In May–June 2019, smoke plumes from wildfires in Alberta, Canada, were advected all the way to
Europe. To analyze the evolution of the plumes and to estimate the amount of smoke aerosols transported to
Europe, retrievals from the spaceborne lidar CALIOP (Cloud-Aerosol LIdar with Orthogonal Polarization) were
used. The plumes were located with the help of a trajectory analysis, and the masses of smoke aerosols were
retrieved from the CALIOP observations. The accuracy of the CALIOP mass retrievals was compared with the
accuracy of ground-based lidars/ceilometer near the source in North America and after the long-range transport in Europe.
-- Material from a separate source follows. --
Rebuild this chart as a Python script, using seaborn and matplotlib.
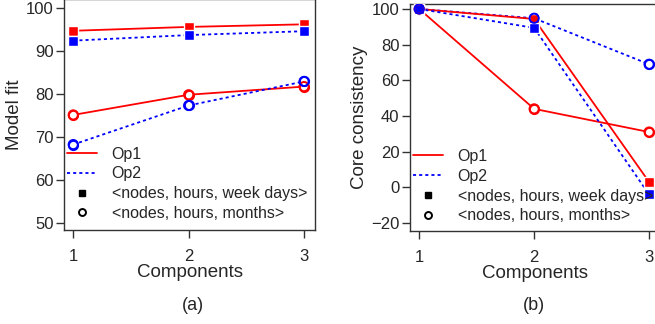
import matplotlib
matplotlib.use("Agg")
import matplotlib.pyplot as plt
import seaborn as sns
import pandas as pd
from matplotlib.lines import Line2D

components = [1, 2, 3]
fit_op1_week = [94.8, 95.7, 96.3]
fit_op2_week = [92.5, 93.8, 94.7]
fit_op1_month = [75.2, 79.9, 81.8]
fit_op2_month = [68.3, 77.4, 83.0]
cc_op1_week = [100, 94.4, 3]
cc_op2_week = [100, 89.4, -4]
cc_op1_month = [100, 44, 31]
cc_op2_month = [100, 94.8, 69]

legend_labels = ["Op1", "Op2", "<nodes, hours, week days>", "<nodes, hours, months>"]

sns.set_theme(style="white")
plt.rcParams['font.family'] = ['Liberation Sans', 'DejaVu Sans']
TXT = '#262626'

RED = '#ff0000'
BLUE = '#0000ff'
DOT = (0, (1.7, 1.7))

fig = plt.figure(figsize=(6.55, 3.24), dpi=100)
W, H = 655, 324

def add_ax(left, top, right, bottom):
    return fig.add_axes([left / W, 1 - bottom / H, (right - left) / W, (bottom - top) / H])

axa = add_ax(64, -1, 315, 230)
axb = add_ax(410, 4, 660, 231)

def draw(ax, op1w, op2w, op1m, op2m):
    series = [
        (op1m, RED, '-', 'o'), (op2m, BLUE, DOT, 'o'),
        (op1w, RED, '-', 's'), (op2w, BLUE, DOT, 's'),
    ]
    for vals, col, ls, mk in series:
        df = pd.DataFrame({'x': components, 'y': vals})
        sns.lineplot(data=df, x='x', y='y', ax=ax, color=col, linestyle=ls,
                     linewidth=1.3, legend=False, zorder=2)
    for vals, col, ls, mk in series:
        df = pd.DataFrame({'x': components, 'y': vals})
        if mk == 'o':
            sns.scatterplot(data=df, x='x', y='y', ax=ax, marker='o', s=44,
                            facecolor='white', edgecolor=col, linewidth=1.4,
                            legend=False, zorder=3)
            sns.scatterplot(data=df, x='x', y='y', ax=ax, marker='o', s=44,
                            facecolor='none', edgecolor=col, linewidth=1.4,
                            legend=False, zorder=5)
        else:
            sns.scatterplot(data=df, x='x', y='y', ax=ax, marker='s', s=52,
                            color=col, edgecolor='white', linewidth=1.0,
                            legend=False, zorder=4)
    ax.set_xlim(0.92, 3.095)
    ax.set_xticks(components)
    ax.set_xlabel('Components', fontsize=13.5, color=TXT, labelpad=0)
    for s in ax.spines.values():
        s.set_color('#333333')
        s.set_linewidth(1.0)
    ax.tick_params(axis='both', direction='out', length=5.5, width=1.0,
                   colors='#333333', labelsize=12, labelcolor=TXT, pad=2,
                   bottom=True, left=True, top=False, right=False)
    ax.tick_params(axis='x', pad=8)
    handles = [
        Line2D([], [], color=RED, linestyle='-', linewidth=1.3),
        Line2D([], [], color=BLUE, linestyle=DOT, linewidth=1.3),
        Line2D([], [], color='black', marker='s', linestyle='none', markersize=4.5),
        Line2D([], [], color='black', marker='o', linestyle='none', markersize=5,
               markerfacecolor='white', markeredgewidth=1.4),
    ]
    leg = ax.legend(handles, legend_labels, loc='upper left',
                    bbox_to_anchor=(0.005, 0.368), frameon=False, fontsize=11.5,
                    borderpad=0, borderaxespad=0.1, handlelength=1.9,
                    handletextpad=0.9, labelspacing=0.3)
    for t in leg.get_texts():
        t.set_color(TXT)

draw(axa, fit_op1_week, fit_op2_week, fit_op1_month, fit_op2_month)
axa.set_ylim(48.4, 102.2)
axa.set_yticks([50, 60, 70, 80, 90, 100])
axa.set_ylabel('Model fit', fontsize=13.5, color=TXT, labelpad=2)

draw(axb, cc_op1_week, cc_op2_week, cc_op1_month, cc_op2_month)
axb.set_ylim(-24.5, 102.8)
axb.set_yticks([-20, 0, 20, 40, 60, 80, 100])
axb.set_ylabel('Core consistency', fontsize=13.5, color=TXT, labelpad=2)

fig.text(193 / W, 1 - 305 / H, '(a)', ha='center', va='center', fontsize=13, color=TXT)
fig.text(534 / W, 1 - 305 / H, '(b)', ha='center', va='center', fontsize=13, color=TXT)

fig.savefig('out.png', dpi=100)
Overall, CALIOP and the ground-based lidars/ceilometer produced comparable results. Over North America the CALIOP layer mean mass was 30% smaller than the ground-based estimates, whereas over southern Europe that difference varied between 12% and 43 %. Finally, the CALIOP mass retrievals were compared with simulated aerosol concentrations from two reanalysis models: MERRA-2 (Modern-Era Retrospective analysis for Research and Applications, Version 2) and CAMS (Copernicus Atmospheric Monitoring System). The simulated total column aerosol optical depths (AODs) and the total column mass concentration of smoke agreed quite well with CALIOP observations, but the comparison of the layer mass concentration of smoke showed significant discrepancies. The amount of smoke aerosols in the model simulations was consistently smaller than in the CALIOP retrievals. These results highlight the limitations of such models and more specifically their limitation to reproduce properly the smoke vertical distribution. They indicate that CALIOP is a useful tool monitoring smoke plumes over secluded areas, whereas reanalysis models have difficulties in representing the aerosol mass in these plumes. This study shows the advantages of spaceborne aerosol lidars, e.g., being of paramount importance to monitor smoke plumes, and reveals the urgent need of future lidar missions in space.